How to Travel from Tirana to Skopje by Bus

There’s something about sitting on a rickety bus in a foreign country at night, on unknown roads, seeing unknown views and listening to that one album you always play on long journeys. The blur of half-wakedness in sync with the blur of the streetlights and occasional headlights flowing in in the opposite direction. This sort of travel feels like a real adventure, none of the blandness of airports, seeing a country through its inner veins. It doesn’t do my back any favours, but I still love it.
There wasn’t much information online about the transfer from Tirana to Skopje, so hopefully these tips will come in handy for your Balkans adventure .You might also find our travel guide for Tirana and Top Things to do in Skopje useful.
As we didn’t trust online timetables and wanted to play it safe (we flew into Tirana and we’re flying out of Skopje), we headed to the International Bus Station in the north of Tirana to secure our tickets and know our departure time to plan our last day in Tirana around it.

The rather messy bus station is surrounded by small offices offering tickets to various destinations. Both Ido Tours and HAK Bus offered tickets to Skopje. After picking the time that worked best for us (at night so we could enjoy another day in Tirana, but not so late that we’d be exhausted for a day in Skopje the next day). Tickets were €20 per person, with returns available for €30.
We arrived at the bus station around 15 minutes before departure, but there were plenty of seats available and the bus left right on time. And here we are. I’m currently writing this post at the back of the small mini-bus-style coach, at times barely keeping hold of my phone and struggling to type as we cascade over the bumps in the rickety roads.
We picked up a couple of passengers along the way, waiting for around ten minutes by the side of the road at one point. There was a 15 minute break just before the border, around two hours into the journey- coffee, toilets, snacks and stray dogs. Travelling at night there’s not much to see out the window, but having travelled along much of this road before, I know that by day it offers exceptional views of the mountains and Lake Ohrid.

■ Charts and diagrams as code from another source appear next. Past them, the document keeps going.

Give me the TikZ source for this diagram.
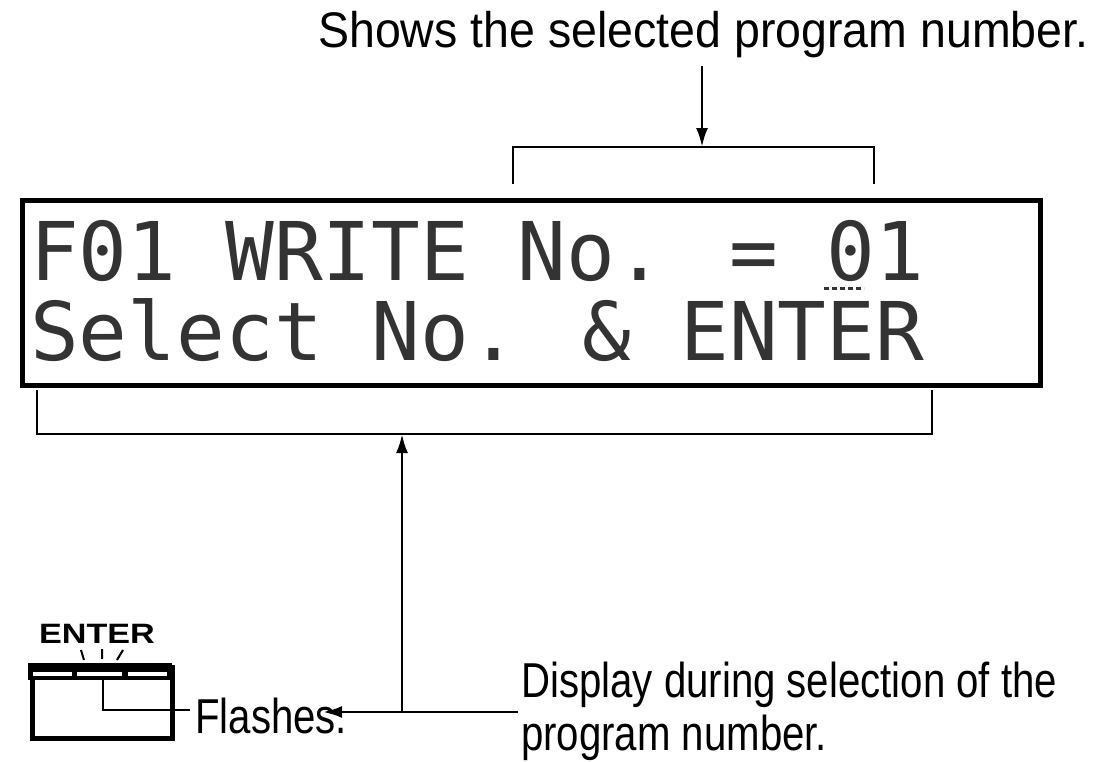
\documentclass[tikz,border=0pt]{standalone}
\usepackage{fontspec}
\setmainfont{Liberation Sans}
\newfontfamily\lblfont{Liberation Sans}[FakeStretch=0.82]
\newfontfamily\topfont{Liberation Sans}[FakeStretch=0.93]
\newfontfamily\lcdfont{DejaVu Sans Mono}
\usetikzlibrary{arrows.meta}
\tikzset{
  lbl/.style={inner sep=0pt, font=\lblfont\fontsize{49}{53}\selectfont, align=left},
  toplbl/.style={inner sep=0pt, font=\topfont\fontsize{50}{54}\selectfont},
  lcdtext/.style={inner sep=0pt, anchor=base west, font=\lcdfont\fontsize{81}{81}\selectfont, text=black!80},
  conn/.style={line width=2.8pt},
  arr/.style={line width=2.8pt, -{Latex[length=19pt,width=12pt]}},
  thickbox/.style={draw, line width=5pt, inner sep=0pt}
}
\begin{document}
\begin{tikzpicture}[x=1pt,y=-1pt]
\useasboundingbox (0,0) rectangle (1120,761);
% top label and bracket
\node[toplbl, anchor=base west] (top) at (318,47) {Shows the selected program number.};
\coordinate (ta) at (702,66);
\coordinate (tbl) at (513,184);
\coordinate (tbm) at (702,147);
\coordinate (tbr) at (874,184);
\draw[conn] (tbl) |- (tbr |- tbm) -- (tbr);
\draw[arr] (ta) -- (tbm);
% display
\node[thickbox, minimum width=1018pt, minimum height=185pt, anchor=north west] (lcd) at (20,198) {};
\node[lcdtext] (l1) at (30,280) {F01 WRITE No. = 01};
\node[lcdtext] (l2) at (30,360) {Select No. \& ENTER};
\coordinate (cur1) at (824,288);
\coordinate (cur2) at (864,288);
\draw[line width=3pt, dash pattern=on 5pt off 3pt, black!80] (cur1) -- (cur2);
% bottom bracket
\coordinate (bbl) at (37,390);
\coordinate (bbr) at (932,390);
\coordinate (bbm) at (402,434);
\draw[conn] (bbl) |- (bbr |- bbm) -- (bbr);
% bottom labels
\node[lbl, anchor=base west] (disp) at (521,750) {Display during selection of the\\program number.};
\node[lbl, anchor=base west] (fl) at (195,733) {Flashes.};
\coordinate (hr) at (518,712);
\coordinate (hj) at (402,712);
\coordinate (hl) at (323,712);
\draw[arr] (hj) -- (bbm);
\draw[arr] (hr) -- (hl);
% ENTER key
\node[inner sep=0pt, anchor=base, font=\bfseries\fontsize{28}{28}\selectfont] (entl) at (97,643) {\scalebox{1.22}[1]{ENTER}};
\node[thickbox, line width=4.5pt, minimum width=140pt, minimum height=71pt, anchor=north west] (key) at (30,665) {};
\fill (28,663) rectangle (172,680);
\fill[white] (33,672) rectangle (72,676);
\fill[white] (77,672) rectangle (122,676);
\fill[white] (128,672) rectangle (167,676);
\coordinate (k1) at (103,680);
\coordinate (k2) at (103,710);
\coordinate (k3) at (190,710);
\draw[line width=2pt] (k1) -- (k2) -- (k3);
\draw[line width=2pt] (81,650) -- (84,660) (102,649) -- (102,659) (123,650) -- (117,660);
\end{tikzpicture}
\end{document}
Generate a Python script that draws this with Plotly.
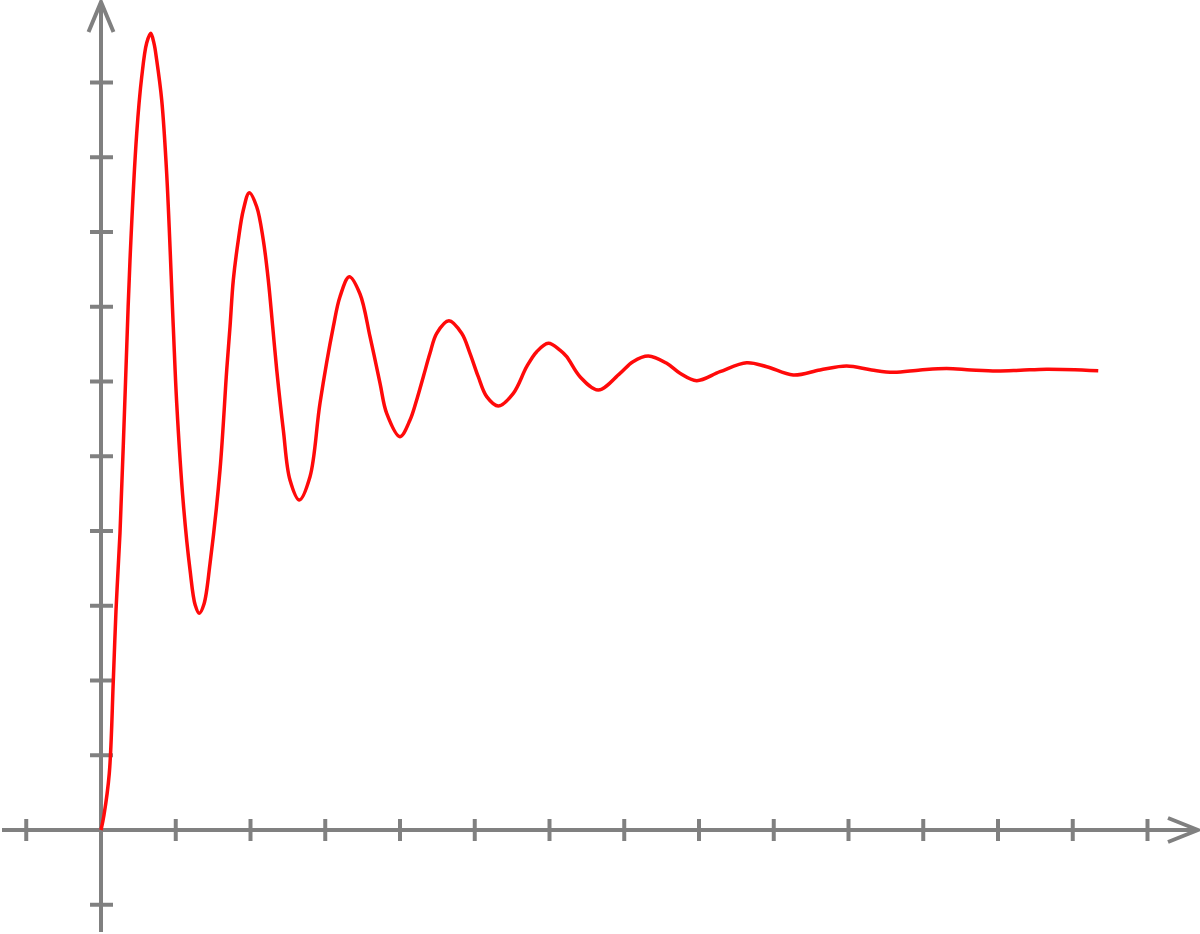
import plotly.graph_objects as go

# Damped step response (data units)
t_vals = [0.000, 0.040, 0.111, 0.165, 0.201, 0.254, 0.328, 0.388, 0.478, 0.545, 0.611, 0.665,
          0.709, 0.745, 0.812, 0.879, 0.967, 1.013, 1.101, 1.191, 1.260, 1.315, 1.378, 1.459,
          1.592, 1.682, 1.726, 1.770, 1.837, 1.904, 1.984, 2.083, 2.171, 2.238, 2.297, 2.351,
          2.439, 2.528, 2.653, 2.796, 2.930, 3.108, 3.197, 3.322, 3.465, 3.599, 3.733, 3.822,
          4.000, 4.134, 4.223, 4.312, 4.401, 4.491, 4.655, 4.825, 4.936, 5.047, 5.160, 5.315,
          5.516, 5.695, 5.829, 5.984, 6.140, 6.230, 6.408, 6.653, 6.943, 7.117, 7.322, 7.568,
          7.746, 7.969, 8.281, 8.638, 8.906, 9.261, 9.619, 9.975, 10.310, 10.600, 10.960,
          11.313, 11.640, 11.983, 12.300, 12.651, 13.341]
y_vals = [0.000, 0.201, 0.759, 2.007, 2.943, 3.973, 5.993, 7.625, 9.324, 10.078, 10.528, 10.658,
          10.524, 10.301, 9.766, 8.776, 6.733, 5.708, 4.371, 3.478, 3.010, 2.899, 3.023, 3.568,
          4.816, 6.154, 6.733, 7.358, 7.893, 8.294, 8.526, 8.338, 7.893, 7.358, 6.733, 6.154,
          5.351, 4.682, 4.415, 4.726, 5.712, 6.733, 7.134, 7.402, 7.171, 6.599, 5.976, 5.574,
          5.262, 5.485, 5.753, 6.064, 6.377, 6.645, 6.813, 6.645, 6.377, 6.064, 5.797, 5.672,
          5.842, 6.198, 6.399, 6.511, 6.421, 6.332, 6.064, 5.886, 6.110, 6.265, 6.341, 6.243,
          6.110, 6.011, 6.131, 6.251, 6.198, 6.087, 6.154, 6.207, 6.154, 6.123, 6.154,
          6.174, 6.154, 6.140, 6.150, 6.165, 6.145]

x_ticks = [-1, 1, 2, 3, 4, 5, 6, 7, 8, 9, 10, 11, 12, 13, 14]
y_ticks = [-1, 1, 2, 3, 4, 5, 6, 7, 8, 9, 10]

SCALE = 74.75  # px per unit
X_RANGE = [-101 / SCALE, 1099 / SCALE]
Y_RANGE = [-104 / SCALE, 830 / SCALE]
X_AXIS_EXT = [-99 / SCALE, 1096 / SCALE]
Y_AXIS_EXT = [-102 / SCALE, 827 / SCALE]

GRAY = "#808080"
AW = 4

fig = go.Figure()
fig.add_trace(go.Scatter(x=t_vals, y=y_vals, mode="lines",
                         line=dict(color="#ff0a0a", width=3.5, shape="spline", smoothing=1.0,
                                   simplify=False),
                         hoverinfo="skip", showlegend=False))

shapes = []
# axis lines
shapes.append(dict(type="line", xref="x", yref="y", x0=X_AXIS_EXT[0], x1=X_AXIS_EXT[1], y0=0, y1=0,
                   line=dict(color=GRAY, width=AW), layer="below"))
shapes.append(dict(type="line", xref="x", yref="y", x0=0, x1=0, y0=Y_AXIS_EXT[0], y1=Y_AXIS_EXT[1],
                   line=dict(color=GRAY, width=AW), layer="below"))
# ticks
for xv in x_ticks:
    shapes.append(dict(type="line", xref="x", yref="y", x0=xv, x1=xv, ysizemode="pixel", yanchor=0,
                       y0=-11, y1=11, line=dict(color=GRAY, width=AW), layer="below"))
for yv in y_ticks:
    shapes.append(dict(type="line", xref="x", yref="y", y0=yv, y1=yv, xsizemode="pixel", xanchor=0,
                       x0=-11, x1=12, line=dict(color=GRAY, width=AW), layer="below"))
# arrow heads (open chevrons)
shapes.append(dict(type="path", xref="x", yref="y", xsizemode="pixel", ysizemode="pixel",
                   xanchor=X_AXIS_EXT[1], yanchor=0,
                   path="M -29 12 L 1 0 L -29 -12", line=dict(color=GRAY, width=AW), layer="below"))
shapes.append(dict(type="path", xref="x", yref="y", xsizemode="pixel", ysizemode="pixel",
                   xanchor=0, yanchor=Y_AXIS_EXT[1],
                   path="M -12.5 -29 L 0 1 L 12.5 -29", line=dict(color=GRAY, width=AW), layer="below"))

fig.update_layout(
    width=1200, height=934,
    margin=dict(l=0, r=0, t=0, b=0),
    paper_bgcolor="white", plot_bgcolor="white",
    xaxis=dict(range=X_RANGE, visible=False, showgrid=False, zeroline=False, fixedrange=True),
    yaxis=dict(range=Y_RANGE, visible=False, showgrid=False, zeroline=False, fixedrange=True),
    shapes=shapes,
    showlegend=False,
)

fig.write_html("out.html", config={"displayModeBar": False},
               post_script="document.body.style.margin='0px';document.body.style.overflow='hidden';")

The bus itself is small, and so are the seats. Think Ryanair in terms of legroom. The border crossing itself was relatively smooth, leaving Albania we handed our passports over to the driver who returned with them 5 minutes later. One passenger had to get out to “speak to the police” but he returned shortly after. Entering North Macedonia, we all had to get off the bus and stand in the cold to have our passports inspected. Overall the process took less than 20 minutes, but the border was quiet and we were lucky that the bus was too.
There was just one more service station stop after the border. The toilets were just about bareable.
The bus got incredibly cold later in the journey, despite the day’s temperatures being mid 20s in both Tirana and Skopje. I wasn’t anticipating this, so layered up with extra T shirts from my backpack. The driver smoked a cigarette a couple of times whilst driving, unpleasant as it was, I’d probably rather put up with that than stopping for smoking breaks continuously throughout the journey.